[Extracted records]
* * * *

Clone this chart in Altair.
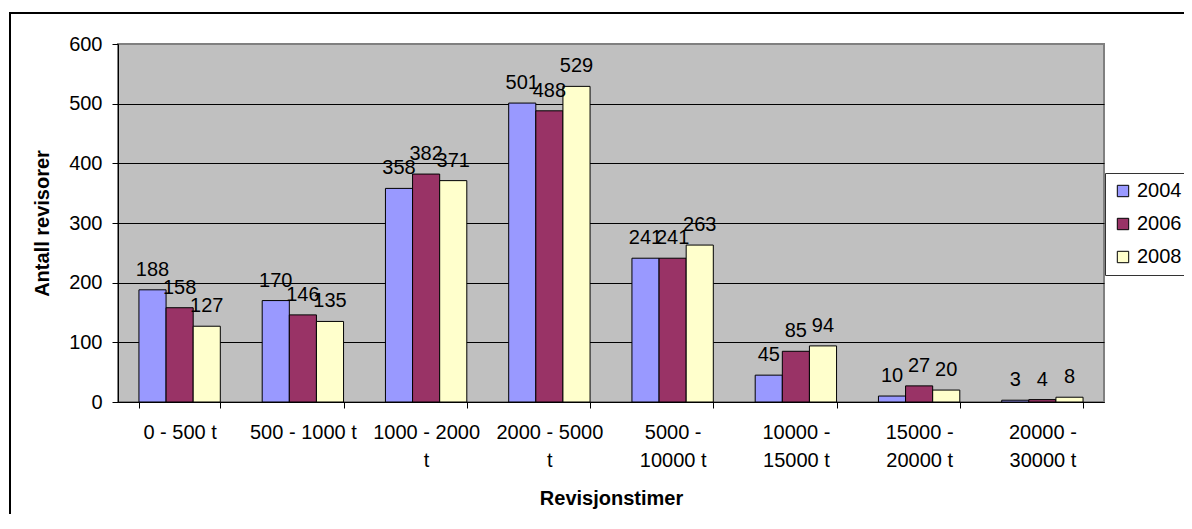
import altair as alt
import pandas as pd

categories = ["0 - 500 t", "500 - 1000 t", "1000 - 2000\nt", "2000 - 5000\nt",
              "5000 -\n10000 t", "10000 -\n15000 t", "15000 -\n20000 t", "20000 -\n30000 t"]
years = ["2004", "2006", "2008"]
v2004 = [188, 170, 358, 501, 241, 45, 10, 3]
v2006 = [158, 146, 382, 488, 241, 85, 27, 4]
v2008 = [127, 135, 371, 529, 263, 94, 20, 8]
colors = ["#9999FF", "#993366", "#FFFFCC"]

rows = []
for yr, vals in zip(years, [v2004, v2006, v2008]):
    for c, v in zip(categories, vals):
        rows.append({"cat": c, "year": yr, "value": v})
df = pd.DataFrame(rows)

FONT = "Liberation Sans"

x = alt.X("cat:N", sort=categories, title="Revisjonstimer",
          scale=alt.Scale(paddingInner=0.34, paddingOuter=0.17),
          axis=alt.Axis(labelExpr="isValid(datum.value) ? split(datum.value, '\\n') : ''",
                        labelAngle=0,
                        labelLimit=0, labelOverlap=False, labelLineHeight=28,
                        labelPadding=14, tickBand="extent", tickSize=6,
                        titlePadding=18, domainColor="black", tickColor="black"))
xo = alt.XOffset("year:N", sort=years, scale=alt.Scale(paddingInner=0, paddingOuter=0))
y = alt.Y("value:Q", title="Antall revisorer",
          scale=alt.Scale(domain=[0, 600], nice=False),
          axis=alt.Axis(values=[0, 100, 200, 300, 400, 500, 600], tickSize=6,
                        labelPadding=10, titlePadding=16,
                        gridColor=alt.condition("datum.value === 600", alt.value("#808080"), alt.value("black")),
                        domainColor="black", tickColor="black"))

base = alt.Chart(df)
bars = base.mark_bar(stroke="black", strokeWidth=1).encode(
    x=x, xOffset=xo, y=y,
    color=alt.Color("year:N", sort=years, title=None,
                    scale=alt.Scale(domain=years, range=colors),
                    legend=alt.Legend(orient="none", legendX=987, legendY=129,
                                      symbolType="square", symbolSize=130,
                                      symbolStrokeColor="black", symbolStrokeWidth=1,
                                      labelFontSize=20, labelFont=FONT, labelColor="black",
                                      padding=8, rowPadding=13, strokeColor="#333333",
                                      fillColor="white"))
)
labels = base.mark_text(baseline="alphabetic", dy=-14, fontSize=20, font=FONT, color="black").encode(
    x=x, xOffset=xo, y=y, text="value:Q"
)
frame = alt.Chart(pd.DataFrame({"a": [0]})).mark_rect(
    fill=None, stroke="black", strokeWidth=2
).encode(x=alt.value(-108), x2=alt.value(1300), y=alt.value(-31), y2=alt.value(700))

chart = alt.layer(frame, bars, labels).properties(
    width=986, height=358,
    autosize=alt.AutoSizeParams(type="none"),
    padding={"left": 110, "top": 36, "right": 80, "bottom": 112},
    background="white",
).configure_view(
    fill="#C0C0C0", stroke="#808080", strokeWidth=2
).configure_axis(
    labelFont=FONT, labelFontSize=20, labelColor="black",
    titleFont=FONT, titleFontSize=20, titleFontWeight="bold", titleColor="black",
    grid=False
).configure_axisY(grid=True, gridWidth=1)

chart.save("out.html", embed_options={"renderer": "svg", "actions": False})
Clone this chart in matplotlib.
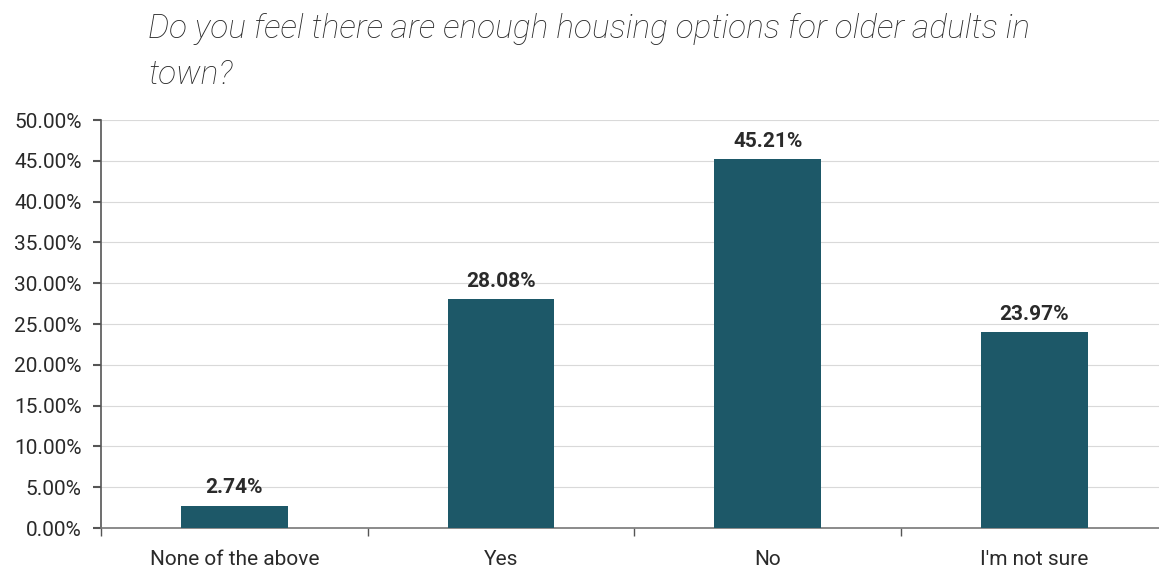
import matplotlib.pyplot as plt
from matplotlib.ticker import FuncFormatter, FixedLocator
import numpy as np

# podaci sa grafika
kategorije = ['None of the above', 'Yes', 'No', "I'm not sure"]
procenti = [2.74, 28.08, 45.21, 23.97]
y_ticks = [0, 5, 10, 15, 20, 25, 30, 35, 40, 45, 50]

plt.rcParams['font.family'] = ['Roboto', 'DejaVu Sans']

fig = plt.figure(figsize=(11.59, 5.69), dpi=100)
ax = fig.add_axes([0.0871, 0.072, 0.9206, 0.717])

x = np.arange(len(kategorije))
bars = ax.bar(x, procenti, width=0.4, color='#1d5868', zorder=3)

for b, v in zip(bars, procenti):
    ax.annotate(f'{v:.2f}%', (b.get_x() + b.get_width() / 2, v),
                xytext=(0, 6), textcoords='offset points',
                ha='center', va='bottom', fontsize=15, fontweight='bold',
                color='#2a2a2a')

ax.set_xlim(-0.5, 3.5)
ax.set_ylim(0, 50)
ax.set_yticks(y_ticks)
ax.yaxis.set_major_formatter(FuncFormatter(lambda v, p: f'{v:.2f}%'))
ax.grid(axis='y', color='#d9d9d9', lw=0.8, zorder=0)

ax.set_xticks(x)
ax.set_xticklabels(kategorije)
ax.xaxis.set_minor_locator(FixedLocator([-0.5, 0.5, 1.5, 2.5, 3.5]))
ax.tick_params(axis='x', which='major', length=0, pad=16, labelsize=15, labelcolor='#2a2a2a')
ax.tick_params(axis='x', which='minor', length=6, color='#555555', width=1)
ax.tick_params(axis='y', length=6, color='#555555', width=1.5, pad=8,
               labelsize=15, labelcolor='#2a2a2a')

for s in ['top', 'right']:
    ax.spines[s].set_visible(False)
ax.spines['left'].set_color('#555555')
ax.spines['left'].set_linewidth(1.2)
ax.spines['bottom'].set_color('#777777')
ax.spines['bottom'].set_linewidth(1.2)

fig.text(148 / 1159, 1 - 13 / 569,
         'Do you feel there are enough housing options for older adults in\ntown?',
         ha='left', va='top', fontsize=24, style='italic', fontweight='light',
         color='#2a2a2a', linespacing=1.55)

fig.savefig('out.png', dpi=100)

* * * *

Every line above should be returned exactly; the pictures stay out.

Clone this chart in Altair.
import altair as alt
import pandas as pd

categories = ["0 - 500 t", "500 - 1000 t", "1000 - 2000\nt", "2000 - 5000\nt",
              "5000 -\n10000 t", "10000 -\n15000 t", "15000 -\n20000 t", "20000 -\n30000 t"]
years = ["2004", "2006", "2008"]
v2004 = [188, 170, 358, 501, 241, 45, 10, 3]
v2006 = [158, 146, 382, 488, 241, 85, 27, 4]
v2008 = [127, 135, 371, 529, 263, 94, 20, 8]
colors = ["#9999FF", "#993366", "#FFFFCC"]

rows = []
for yr, vals in zip(years, [v2004, v2006, v2008]):
    for c, v in zip(categories, vals):
        rows.append({"cat": c, "year": yr, "value": v})
df = pd.DataFrame(rows)

FONT = "Liberation Sans"

x = alt.X("cat:N", sort=categories, title="Revisjonstimer",
          scale=alt.Scale(paddingInner=0.34, paddingOuter=0.17),
          axis=alt.Axis(labelExpr="isValid(datum.value) ? split(datum.value, '\\n') : ''",
                        labelAngle=0,
                        labelLimit=0, labelOverlap=False, labelLineHeight=28,
                        labelPadding=14, tickBand="extent", tickSize=6,
                        titlePadding=18, domainColor="black", tickColor="black"))
xo = alt.XOffset("year:N", sort=years, scale=alt.Scale(paddingInner=0, paddingOuter=0))
y = alt.Y("value:Q", title="Antall revisorer",
          scale=alt.Scale(domain=[0, 600], nice=False),
          axis=alt.Axis(values=[0, 100, 200, 300, 400, 500, 600], tickSize=6,
                        labelPadding=10, titlePadding=16,
                        gridColor=alt.condition("datum.value === 600", alt.value("#808080"), alt.value("black")),
                        domainColor="black", tickColor="black"))

base = alt.Chart(df)
bars = base.mark_bar(stroke="black", strokeWidth=1).encode(
    x=x, xOffset=xo, y=y,
    color=alt.Color("year:N", sort=years, title=None,
                    scale=alt.Scale(domain=years, range=colors),
                    legend=alt.Legend(orient="none", legendX=987, legendY=129,
                                      symbolType="square", symbolSize=130,
                                      symbolStrokeColor="black", symbolStrokeWidth=1,
                                      labelFontSize=20, labelFont=FONT, labelColor="black",
                                      padding=8, rowPadding=13, strokeColor="#333333",
                                      fillColor="white"))
)
labels = base.mark_text(baseline="alphabetic", dy=-14, fontSize=20, font=FONT, color="black").encode(
    x=x, xOffset=xo, y=y, text="value:Q"
)
frame = alt.Chart(pd.DataFrame({"a": [0]})).mark_rect(
    fill=None, stroke="black", strokeWidth=2
).encode(x=alt.value(-108), x2=alt.value(1300), y=alt.value(-31), y2=alt.value(700))

chart = alt.layer(frame, bars, labels).properties(
    width=986, height=358,
    autosize=alt.AutoSizeParams(type="none"),
    padding={"left": 110, "top": 36, "right": 80, "bottom": 112},
    background="white",
).configure_view(
    fill="#C0C0C0", stroke="#808080", strokeWidth=2
).configure_axis(
    labelFont=FONT, labelFontSize=20, labelColor="black",
    titleFont=FONT, titleFontSize=20, titleFontWeight="bold", titleColor="black",
    grid=False
).configure_axisY(grid=True, gridWidth=1)

chart.save("out.html", embed_options={"renderer": "svg", "actions": False})
Clone this chart in matplotlib.
import matplotlib.pyplot as plt
from matplotlib.ticker import FuncFormatter, FixedLocator
import numpy as np

# podaci sa grafika
kategorije = ['None of the above', 'Yes', 'No', "I'm not sure"]
procenti = [2.74, 28.08, 45.21, 23.97]
y_ticks = [0, 5, 10, 15, 20, 25, 30, 35, 40, 45, 50]

plt.rcParams['font.family'] = ['Roboto', 'DejaVu Sans']

fig = plt.figure(figsize=(11.59, 5.69), dpi=100)
ax = fig.add_axes([0.0871, 0.072, 0.9206, 0.717])

x = np.arange(len(kategorije))
bars = ax.bar(x, procenti, width=0.4, color='#1d5868', zorder=3)

for b, v in zip(bars, procenti):
    ax.annotate(f'{v:.2f}%', (b.get_x() + b.get_width() / 2, v),
                xytext=(0, 6), textcoords='offset points',
                ha='center', va='bottom', fontsize=15, fontweight='bold',
                color='#2a2a2a')

ax.set_xlim(-0.5, 3.5)
ax.set_ylim(0, 50)
ax.set_yticks(y_ticks)
ax.yaxis.set_major_formatter(FuncFormatter(lambda v, p: f'{v:.2f}%'))
ax.grid(axis='y', color='#d9d9d9', lw=0.8, zorder=0)

ax.set_xticks(x)
ax.set_xticklabels(kategorije)
ax.xaxis.set_minor_locator(FixedLocator([-0.5, 0.5, 1.5, 2.5, 3.5]))
ax.tick_params(axis='x', which='major', length=0, pad=16, labelsize=15, labelcolor='#2a2a2a')
ax.tick_params(axis='x', which='minor', length=6, color='#555555', width=1)
ax.tick_params(axis='y', length=6, color='#555555', width=1.5, pad=8,
               labelsize=15, labelcolor='#2a2a2a')

for s in ['top', 'right']:
    ax.spines[s].set_visible(False)
ax.spines['left'].set_color('#555555')
ax.spines['left'].set_linewidth(1.2)
ax.spines['bottom'].set_color('#777777')
ax.spines['bottom'].set_linewidth(1.2)

fig.text(148 / 1159, 1 - 13 / 569,
         'Do you feel there are enough housing options for older adults in\ntown?',
         ha='left', va='top', fontsize=24, style='italic', fontweight='light',
         color='#2a2a2a', linespacing=1.55)

fig.savefig('out.png', dpi=100)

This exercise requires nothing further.